Still, per the council’s direction this month, staff committed to lobbying “aggressively” to persuade the state to change its opinion three years later.

Of note, Irvine also unsuccessfully appealed its RHNA allocation in 2020, arguing the regional planning agency unfairly assigned Irvine too many units based on what the city called inaccurate assumptions about transit, open space and job accessibility. It was one of 52 local governments to appeal its 2021-29 housing needs allocation, of which, the state approved only two.

The second catch is that part of Irvine’s proposal violates a multiagency land use plan around John Wayne Airport where existing ordinances related to airport noise and safety prohibit zoning for new residential units.

The City Council voted on its intent to overrule that land use plan and will likely make it official after a subsequent public hearing and four-fifths vote in October. But if for some reason that plan falls through the cracks, or if one councilmember has a change of vote then, Irvine’s whole general plan update could become noncompliant with state regulations.

The city has until mid-February to finalize its plan update.

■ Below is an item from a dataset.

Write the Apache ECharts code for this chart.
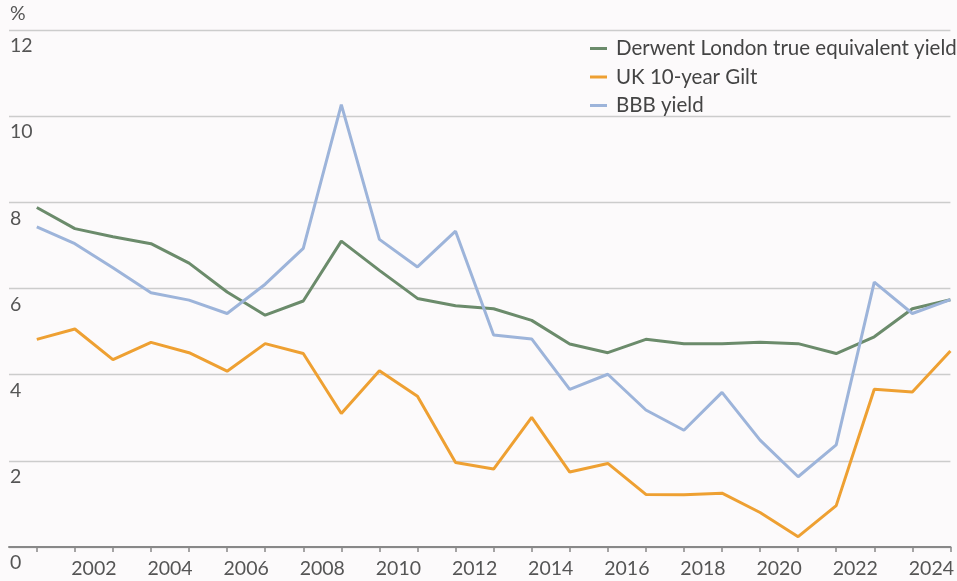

“I really do believe that this council has a moral obligation and a moral responsibility to approve this general plan because this is about smart sustainable planning that not only safeguards and protects our quality of life as Irvine residents,” said Councilmember Tammy Kim, “but it addresses the affordable housing needs that we so desperately need, especially in this housing emergency, because we have essential members of our community who cannot afford to live here.”